Exercise directions: Output exactly the lines from the line containing "What Plotly code" through the line containing "err = 0.009", inclusive, and omit any pictures.

Entries:
---

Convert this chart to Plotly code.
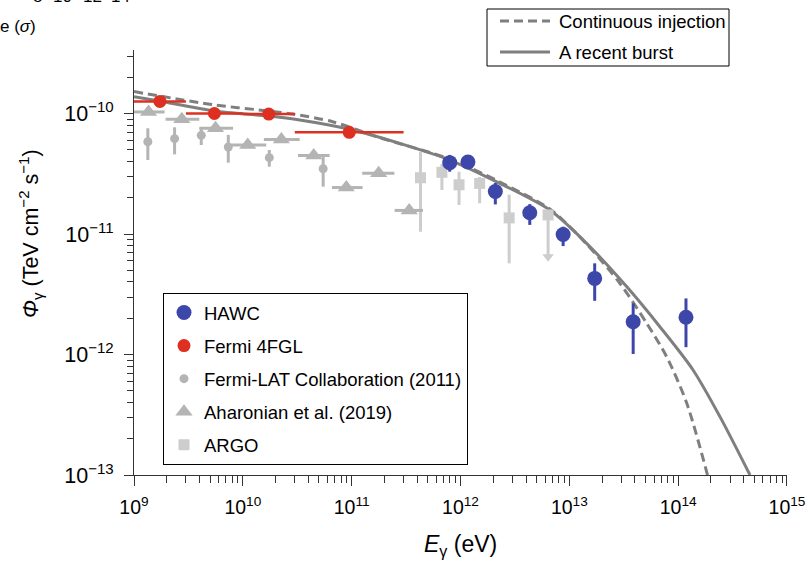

---

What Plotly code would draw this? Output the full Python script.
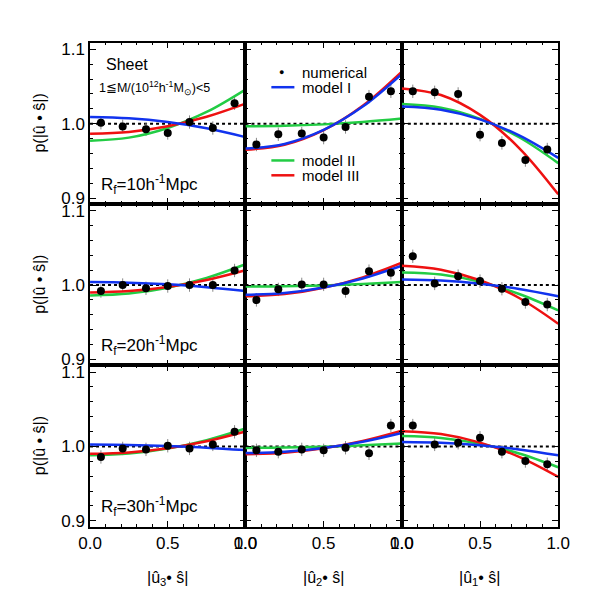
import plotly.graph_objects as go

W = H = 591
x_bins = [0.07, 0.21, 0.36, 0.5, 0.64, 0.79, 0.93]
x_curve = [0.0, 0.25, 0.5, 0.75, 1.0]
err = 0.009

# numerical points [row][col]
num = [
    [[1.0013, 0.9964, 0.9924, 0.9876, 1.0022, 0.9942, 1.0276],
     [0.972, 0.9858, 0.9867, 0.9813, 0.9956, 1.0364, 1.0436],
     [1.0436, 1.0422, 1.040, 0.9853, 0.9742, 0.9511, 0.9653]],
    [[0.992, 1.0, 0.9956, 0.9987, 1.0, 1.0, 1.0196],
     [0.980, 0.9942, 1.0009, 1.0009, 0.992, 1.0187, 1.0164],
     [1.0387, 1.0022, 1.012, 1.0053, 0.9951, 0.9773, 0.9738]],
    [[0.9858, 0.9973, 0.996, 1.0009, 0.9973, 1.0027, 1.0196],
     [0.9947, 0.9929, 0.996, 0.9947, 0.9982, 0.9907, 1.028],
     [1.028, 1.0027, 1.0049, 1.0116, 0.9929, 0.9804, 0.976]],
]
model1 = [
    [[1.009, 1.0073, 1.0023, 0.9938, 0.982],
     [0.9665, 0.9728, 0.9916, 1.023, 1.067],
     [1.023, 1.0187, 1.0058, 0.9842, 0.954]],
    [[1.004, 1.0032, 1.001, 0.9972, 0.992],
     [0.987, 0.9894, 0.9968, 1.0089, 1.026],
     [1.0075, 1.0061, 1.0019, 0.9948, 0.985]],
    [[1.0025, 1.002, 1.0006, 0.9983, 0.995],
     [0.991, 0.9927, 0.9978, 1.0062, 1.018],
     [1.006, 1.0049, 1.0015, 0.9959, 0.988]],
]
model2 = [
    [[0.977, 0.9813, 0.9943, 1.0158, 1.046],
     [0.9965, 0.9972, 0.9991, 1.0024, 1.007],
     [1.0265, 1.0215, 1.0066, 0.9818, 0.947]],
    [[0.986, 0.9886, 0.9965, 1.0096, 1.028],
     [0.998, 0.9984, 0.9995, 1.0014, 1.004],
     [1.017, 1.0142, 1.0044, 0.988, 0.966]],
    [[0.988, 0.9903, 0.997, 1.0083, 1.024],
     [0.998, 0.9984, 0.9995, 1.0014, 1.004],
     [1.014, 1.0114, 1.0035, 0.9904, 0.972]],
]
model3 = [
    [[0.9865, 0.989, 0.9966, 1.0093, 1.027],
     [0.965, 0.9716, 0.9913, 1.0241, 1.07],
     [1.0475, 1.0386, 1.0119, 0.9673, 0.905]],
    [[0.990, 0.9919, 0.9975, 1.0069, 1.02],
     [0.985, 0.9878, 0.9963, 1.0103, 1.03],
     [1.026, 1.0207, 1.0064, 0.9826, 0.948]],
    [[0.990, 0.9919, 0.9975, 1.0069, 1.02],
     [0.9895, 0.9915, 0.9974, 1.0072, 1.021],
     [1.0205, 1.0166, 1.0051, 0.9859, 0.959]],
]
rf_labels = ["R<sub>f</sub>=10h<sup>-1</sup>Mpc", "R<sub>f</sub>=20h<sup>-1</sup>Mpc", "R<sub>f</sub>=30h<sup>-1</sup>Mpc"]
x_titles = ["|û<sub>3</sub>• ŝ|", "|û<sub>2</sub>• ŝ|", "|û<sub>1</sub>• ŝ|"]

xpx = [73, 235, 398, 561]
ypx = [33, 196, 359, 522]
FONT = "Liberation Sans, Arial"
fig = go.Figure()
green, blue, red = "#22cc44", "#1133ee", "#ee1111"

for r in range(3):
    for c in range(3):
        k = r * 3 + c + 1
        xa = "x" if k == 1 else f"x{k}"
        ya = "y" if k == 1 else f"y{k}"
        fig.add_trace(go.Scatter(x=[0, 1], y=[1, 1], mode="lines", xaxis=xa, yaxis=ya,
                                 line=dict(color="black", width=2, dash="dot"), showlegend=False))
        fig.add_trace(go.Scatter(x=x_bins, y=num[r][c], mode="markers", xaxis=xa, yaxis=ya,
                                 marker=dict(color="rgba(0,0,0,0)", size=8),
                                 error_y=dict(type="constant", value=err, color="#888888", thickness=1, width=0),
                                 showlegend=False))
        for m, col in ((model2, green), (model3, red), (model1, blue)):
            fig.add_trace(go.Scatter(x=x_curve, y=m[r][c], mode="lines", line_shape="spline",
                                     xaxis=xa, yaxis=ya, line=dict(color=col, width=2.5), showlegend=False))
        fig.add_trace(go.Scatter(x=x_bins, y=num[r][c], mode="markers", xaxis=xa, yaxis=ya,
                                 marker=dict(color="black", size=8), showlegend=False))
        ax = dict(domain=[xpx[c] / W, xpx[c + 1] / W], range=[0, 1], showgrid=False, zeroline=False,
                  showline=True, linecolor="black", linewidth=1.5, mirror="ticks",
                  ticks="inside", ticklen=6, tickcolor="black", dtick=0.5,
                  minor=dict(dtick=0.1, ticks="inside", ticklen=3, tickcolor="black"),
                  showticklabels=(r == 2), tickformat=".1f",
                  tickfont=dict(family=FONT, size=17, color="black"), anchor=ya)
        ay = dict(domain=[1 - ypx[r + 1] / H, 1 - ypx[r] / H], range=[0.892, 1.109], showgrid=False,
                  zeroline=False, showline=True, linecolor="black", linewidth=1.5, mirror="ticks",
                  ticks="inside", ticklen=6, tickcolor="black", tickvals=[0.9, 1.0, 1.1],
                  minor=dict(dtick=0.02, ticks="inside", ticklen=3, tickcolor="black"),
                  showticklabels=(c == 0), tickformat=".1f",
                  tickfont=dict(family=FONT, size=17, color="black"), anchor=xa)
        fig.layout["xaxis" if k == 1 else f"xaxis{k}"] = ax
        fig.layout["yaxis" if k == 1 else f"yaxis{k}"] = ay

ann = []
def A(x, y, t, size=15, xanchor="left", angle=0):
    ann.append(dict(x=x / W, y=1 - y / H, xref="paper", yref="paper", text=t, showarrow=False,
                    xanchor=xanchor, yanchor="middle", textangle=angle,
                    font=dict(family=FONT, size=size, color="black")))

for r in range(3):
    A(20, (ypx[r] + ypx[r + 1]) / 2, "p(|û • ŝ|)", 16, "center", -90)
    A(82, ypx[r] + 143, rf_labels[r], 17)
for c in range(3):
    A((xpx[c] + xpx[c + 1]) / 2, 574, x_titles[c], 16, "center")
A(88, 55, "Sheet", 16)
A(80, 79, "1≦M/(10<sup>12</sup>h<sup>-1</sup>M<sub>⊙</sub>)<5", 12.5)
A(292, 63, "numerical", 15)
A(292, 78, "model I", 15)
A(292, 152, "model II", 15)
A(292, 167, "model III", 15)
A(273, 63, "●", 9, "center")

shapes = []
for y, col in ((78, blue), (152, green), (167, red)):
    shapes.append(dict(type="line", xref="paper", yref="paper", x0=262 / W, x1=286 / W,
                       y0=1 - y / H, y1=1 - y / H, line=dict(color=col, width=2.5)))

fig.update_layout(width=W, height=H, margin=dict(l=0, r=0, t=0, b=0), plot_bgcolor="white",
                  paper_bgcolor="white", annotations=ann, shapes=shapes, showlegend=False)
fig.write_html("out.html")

---

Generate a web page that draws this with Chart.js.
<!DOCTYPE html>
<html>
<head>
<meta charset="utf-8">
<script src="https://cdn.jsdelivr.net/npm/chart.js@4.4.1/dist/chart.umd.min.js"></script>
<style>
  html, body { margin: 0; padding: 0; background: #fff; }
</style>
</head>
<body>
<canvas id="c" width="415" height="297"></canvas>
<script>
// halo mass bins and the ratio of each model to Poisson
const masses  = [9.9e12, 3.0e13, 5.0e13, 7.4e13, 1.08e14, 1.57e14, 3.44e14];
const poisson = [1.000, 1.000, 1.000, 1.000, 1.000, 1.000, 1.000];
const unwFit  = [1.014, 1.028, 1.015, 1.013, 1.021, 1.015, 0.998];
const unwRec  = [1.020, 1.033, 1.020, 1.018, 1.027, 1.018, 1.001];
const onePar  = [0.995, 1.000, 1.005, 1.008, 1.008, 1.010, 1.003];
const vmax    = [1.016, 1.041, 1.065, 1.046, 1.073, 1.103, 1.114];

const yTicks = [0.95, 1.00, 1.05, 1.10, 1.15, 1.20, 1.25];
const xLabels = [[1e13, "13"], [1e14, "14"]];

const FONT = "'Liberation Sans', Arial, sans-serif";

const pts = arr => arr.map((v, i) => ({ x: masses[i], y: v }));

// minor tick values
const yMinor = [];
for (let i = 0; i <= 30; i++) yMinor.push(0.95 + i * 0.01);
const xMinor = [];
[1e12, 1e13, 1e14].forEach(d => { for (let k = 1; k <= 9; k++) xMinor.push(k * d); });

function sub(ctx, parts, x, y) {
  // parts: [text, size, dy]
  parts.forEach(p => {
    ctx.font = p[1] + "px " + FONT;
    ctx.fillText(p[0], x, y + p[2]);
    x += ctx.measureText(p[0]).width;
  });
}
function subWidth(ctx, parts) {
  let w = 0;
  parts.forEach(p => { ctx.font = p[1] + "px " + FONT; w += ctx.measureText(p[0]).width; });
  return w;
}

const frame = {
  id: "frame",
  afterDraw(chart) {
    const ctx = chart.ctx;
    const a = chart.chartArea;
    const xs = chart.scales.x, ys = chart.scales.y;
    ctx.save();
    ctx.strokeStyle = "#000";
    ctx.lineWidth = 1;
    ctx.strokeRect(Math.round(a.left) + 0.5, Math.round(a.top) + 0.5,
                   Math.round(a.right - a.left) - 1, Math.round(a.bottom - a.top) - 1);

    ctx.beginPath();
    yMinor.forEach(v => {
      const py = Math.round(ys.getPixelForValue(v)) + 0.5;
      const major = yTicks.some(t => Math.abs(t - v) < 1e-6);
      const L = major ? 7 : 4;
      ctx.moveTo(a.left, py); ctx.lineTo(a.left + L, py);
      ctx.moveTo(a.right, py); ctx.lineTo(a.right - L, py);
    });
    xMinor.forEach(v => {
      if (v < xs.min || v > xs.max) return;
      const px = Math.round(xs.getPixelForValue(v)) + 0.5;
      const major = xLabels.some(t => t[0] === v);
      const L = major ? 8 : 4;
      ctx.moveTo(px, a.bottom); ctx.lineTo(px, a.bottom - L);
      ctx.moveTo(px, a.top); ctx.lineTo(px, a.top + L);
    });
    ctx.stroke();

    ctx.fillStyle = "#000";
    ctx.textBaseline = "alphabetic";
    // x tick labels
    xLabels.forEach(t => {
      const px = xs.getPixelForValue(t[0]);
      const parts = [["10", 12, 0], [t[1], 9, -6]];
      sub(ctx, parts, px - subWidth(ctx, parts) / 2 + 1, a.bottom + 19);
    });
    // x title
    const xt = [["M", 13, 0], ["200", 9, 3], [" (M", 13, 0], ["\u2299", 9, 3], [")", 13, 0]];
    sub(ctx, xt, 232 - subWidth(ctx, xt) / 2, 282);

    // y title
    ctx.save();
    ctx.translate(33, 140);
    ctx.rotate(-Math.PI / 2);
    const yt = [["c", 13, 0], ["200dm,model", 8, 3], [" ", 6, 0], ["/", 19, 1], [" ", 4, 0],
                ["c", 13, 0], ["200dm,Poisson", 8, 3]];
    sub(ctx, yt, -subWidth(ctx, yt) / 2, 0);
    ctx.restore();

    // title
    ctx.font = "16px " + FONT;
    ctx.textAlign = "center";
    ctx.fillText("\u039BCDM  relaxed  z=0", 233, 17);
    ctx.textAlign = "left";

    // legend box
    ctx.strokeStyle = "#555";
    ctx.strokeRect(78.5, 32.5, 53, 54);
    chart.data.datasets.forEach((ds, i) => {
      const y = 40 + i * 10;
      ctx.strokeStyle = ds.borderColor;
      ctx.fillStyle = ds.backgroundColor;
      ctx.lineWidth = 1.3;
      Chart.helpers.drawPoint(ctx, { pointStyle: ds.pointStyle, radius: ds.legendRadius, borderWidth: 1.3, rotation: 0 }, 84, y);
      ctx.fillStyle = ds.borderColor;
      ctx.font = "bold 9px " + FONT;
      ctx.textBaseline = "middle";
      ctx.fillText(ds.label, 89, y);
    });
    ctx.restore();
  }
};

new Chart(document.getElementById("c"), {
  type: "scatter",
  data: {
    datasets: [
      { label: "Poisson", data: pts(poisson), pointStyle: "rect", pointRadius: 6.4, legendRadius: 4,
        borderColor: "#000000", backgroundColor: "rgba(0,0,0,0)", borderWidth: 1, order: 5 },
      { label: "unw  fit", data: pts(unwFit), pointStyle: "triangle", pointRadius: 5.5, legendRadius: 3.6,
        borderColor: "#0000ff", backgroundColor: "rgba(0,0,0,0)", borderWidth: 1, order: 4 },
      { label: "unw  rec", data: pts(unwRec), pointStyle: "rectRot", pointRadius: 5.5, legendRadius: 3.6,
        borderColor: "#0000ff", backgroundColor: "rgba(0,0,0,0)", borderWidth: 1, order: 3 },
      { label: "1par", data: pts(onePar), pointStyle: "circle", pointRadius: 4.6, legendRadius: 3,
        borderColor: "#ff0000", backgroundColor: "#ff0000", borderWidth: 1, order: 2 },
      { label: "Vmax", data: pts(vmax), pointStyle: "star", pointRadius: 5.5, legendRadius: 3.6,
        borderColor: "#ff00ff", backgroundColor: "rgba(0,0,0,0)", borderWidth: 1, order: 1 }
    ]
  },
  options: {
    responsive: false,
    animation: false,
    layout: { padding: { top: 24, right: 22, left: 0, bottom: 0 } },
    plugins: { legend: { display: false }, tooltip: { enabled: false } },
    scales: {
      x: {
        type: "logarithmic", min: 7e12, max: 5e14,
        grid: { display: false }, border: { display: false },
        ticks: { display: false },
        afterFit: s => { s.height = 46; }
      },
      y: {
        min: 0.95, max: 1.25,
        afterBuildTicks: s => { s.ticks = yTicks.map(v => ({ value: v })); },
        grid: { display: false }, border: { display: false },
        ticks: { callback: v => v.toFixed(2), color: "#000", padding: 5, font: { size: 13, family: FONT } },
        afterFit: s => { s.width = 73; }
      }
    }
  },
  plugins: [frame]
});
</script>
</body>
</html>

---

Response below:
What Plotly code would draw this? Output the full Python script.
import plotly.graph_objects as go

W = H = 591
x_bins = [0.07, 0.21, 0.36, 0.5, 0.64, 0.79, 0.93]
x_curve = [0.0, 0.25, 0.5, 0.75, 1.0]
err = 0.009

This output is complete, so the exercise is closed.